GYPSY MUSIC IN SYDNEY

GYPSY MUSIC IN SYDNEY

BY AMELIA GROOM

As is often the case with people living on the margins of society, the nomadic gypsies of Eastern Europe have, over the last few centuries, had a huge impact on the musical traditions of the region. A board term that encompasses many varied regions, ‘gypsy music’ often entails huge ensembles with varied string, brass and percussive instruments accompanying the human voice, and is best experienced live. In recent years a global groundswell of attention for gypsy and Balkan music has slowly built up, and coming up in Sydney are a number of great opportunities to get a taste of it live.

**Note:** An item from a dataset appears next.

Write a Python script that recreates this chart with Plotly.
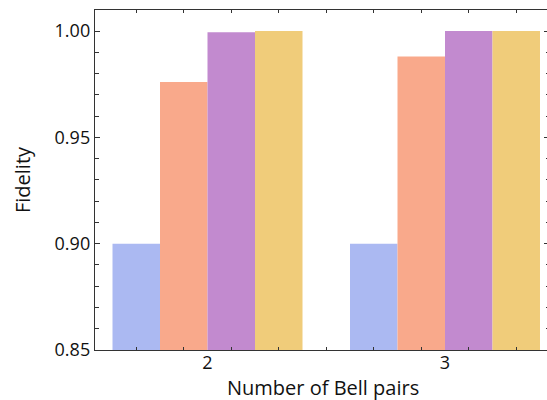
import plotly.graph_objects as go

# Fidelity per number of Bell pairs, one bar per method
bell_pairs = [2, 3]
series_names = ["Series 1", "Series 2", "Series 3", "Series 4"]
series_values = [
    [0.900, 0.900],
    [0.976, 0.988],
    [0.9994, 1.000],
    [1.000, 1.000],
]
series_colors = ["#ABB9F2", "#F9A98B", "#C28ACF", "#F0CC7A"]

y_range = [0.85, 1.0099]
x_range = [1.5263, 3.4295]

AXIS = "#333333"
TEXT = "#111111"
FONT = "Open Sans"

fig = go.Figure()
for name, vals, col in zip(series_names, series_values, series_colors):
    fig.add_trace(go.Bar(x=bell_pairs, y=vals, name=name,
                         marker=dict(color=col, line=dict(width=0)),
                         showlegend=False))

# empty trace so the overlay axes (labels below, ticks on the right) exist
fig.add_trace(go.Scatter(x=[], y=[], xaxis="x2", yaxis="y2", showlegend=False))

fig.update_layout(
    width=547, height=400,
    margin=dict(l=95, r=0, t=10, b=50),
    paper_bgcolor="white", plot_bgcolor="white",
    barmode="group", bargap=0.2, bargroupgap=0,
    font=dict(family=FONT, size=18, color=TEXT),
    xaxis=dict(
        range=x_range, tickmode="linear", tick0=1.7, dtick=0.2,
        ticks="inside", ticklen=3, tickwidth=1.2, tickcolor=AXIS,
        showticklabels=False, showgrid=False, zeroline=False,
        showline=True, linecolor=AXIS, linewidth=1.4, mirror="ticks",
    ),
    xaxis2=dict(
        overlaying="x", side="bottom", anchor="y", range=x_range,
        tickmode="array", tickvals=bell_pairs, ticktext=[str(v) for v in bell_pairs],
        ticks="", showline=False, showgrid=False, zeroline=False,
        tickfont=dict(size=18, color=TEXT),
    ),
    yaxis=dict(
        range=y_range, tickmode="linear", tick0=0.85, dtick=0.05, tickformat=".2f",
        ticks="inside", ticklen=5, tickwidth=1.2, tickcolor=AXIS,
        minor=dict(dtick=0.01, tick0=0.85, ticks="inside", ticklen=3.5,
                   tickwidth=1, tickcolor=AXIS, showgrid=False),
        showgrid=False, zeroline=False,
        showline=True, linecolor=AXIS, linewidth=1.4,
        tickfont=dict(size=18, color=TEXT),
        title=dict(text="Fidelity", font=dict(size=20, color=TEXT), standoff=18),
    ),
    yaxis2=dict(
        overlaying="y", side="right", anchor="x", range=y_range,
        tickmode="linear", tick0=0.85, dtick=0.05,
        ticks="inside", ticklen=3, tickwidth=1.2, tickcolor=AXIS,
        minor=dict(dtick=0.01, tick0=0.85, ticks="inside", ticklen=1.5,
                   tickwidth=1, tickcolor=AXIS, showgrid=False),
        showticklabels=False, showline=False, showgrid=False, zeroline=False,
    ),
    annotations=[dict(
        text="Number of Bell pairs", xref="paper", yref="paper",
        x=0.505, y=-0.109, xanchor="center", yanchor="middle", showarrow=False,
        font=dict(size=20, color=TEXT),
    )],
)

fig.write_html("out.html")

In October, Bosnian composer Goran Bregovic will be performing his album Tales & Songs for Weddings & Funerals, with a 37-piece ensemble, at the Opera House – presented in association with Melbourne International Arts Festival.

Sitting somewhere between an unwavering passion for his classical homeland traditions and the rebellion of punk rock, Bregovic has been packing Europe’s most prestigious concert halls for the most part of the last decade. He is lauded as much for his symphonic film scores (including Emir Kusturica’s Time of the Gypsies, Arizona Dream and Underground) as his pop and world music collaborations (from Iggy Pop to Cesaria Evora).

For over ten years after he abandoned pure rock in 1985, Bregovic’s music had never been performed live. In 1995, with a band of ten traditional musicians, a choir of 50 singers and a symphony orchestra, he undertook a series of mega-concerts in Greece and Sweden followed by an enormous concert given in October at the Forest National of Brussels for an audience of 7500. The following year he did very few concerts, as the idea of 120 performers on stage scared even the most enthusiastic promoters. He then reduced the group to 50 musicians and undertook triumphal tours throughout Europe.

Bregovic achieves exhilarating energy performing with an all-male choir from Belgrade, female Bulgarian throat singers, a Polish string orchestra and his personal nine-piece brass Wedding and Funeral Orchestra. In Tales & Songs from Weddings & Funerals, he presents a range of musicians playing his various musical styles – from tango and reggae to gypsy brass band music.

For a more traditional gypsy concert, Antal Szalai, considered one of the best gypsy violin soloist in the world, is returning to Australia with his gypsy band (pictured here) for a sixth tour, coinciding with their new album release.

Szalai comes from a Hungarian family of gypsy musicians and studied the violin at the Bela Bartok Conservatory of Music in Hungary. In 1967 he joined the Honved Ensemble, a musical organisation which comprises a symphonic orchestra, a folk dance troupe, a choir and a gypsy orchestra; and he became leader of the Hungarian Gypsy Orchestra in 1969.

With over 80 performances scheduled nationally, for the next fortnight Szalai and his gypsy band are playing numerous gigs all over Sydney, including the Ashfield Polish Club, Riverside Theatre in Parramatta, the Austrian Club in Frenches Forest, Cremorne Orpheum Theatre, Strathfield Russian Club, Slide Nightclub in Darlinghurst, The Clarendon in Katoomba and the Hakoah Club in Bondi. Their repertoire consists of Hungarian Csardas music, classical pieces the likes of Liszt’s Hungarian Rhapsody, Brahms’ Hungarian Dances, pieces from the members of the Strauss family, and traditional Hungarian rural folk music.

Last weekend, Uber Lingua (a Melbourne crew who run club nights and promote trans-cultural music from all corners of the globe) hosted a party at The Abercrombie Hotel called the Sydney Gypsy & Balkan Bash, for the second time this year. Crowds showed up in their finest Eastern European garb and enjoyed a Slovakian BBQ while watching the electronic gypsy minstrel four-piece, The Gypsy Dub Sound System. The night also featured sets from Melbourne DJ Russian Disko; Klezmer quartet The Ticklers, and Macedonian DJ and MC Vulk Makedonski, who raps in his mother tongue and plays everything from traditional music to Mak Rap.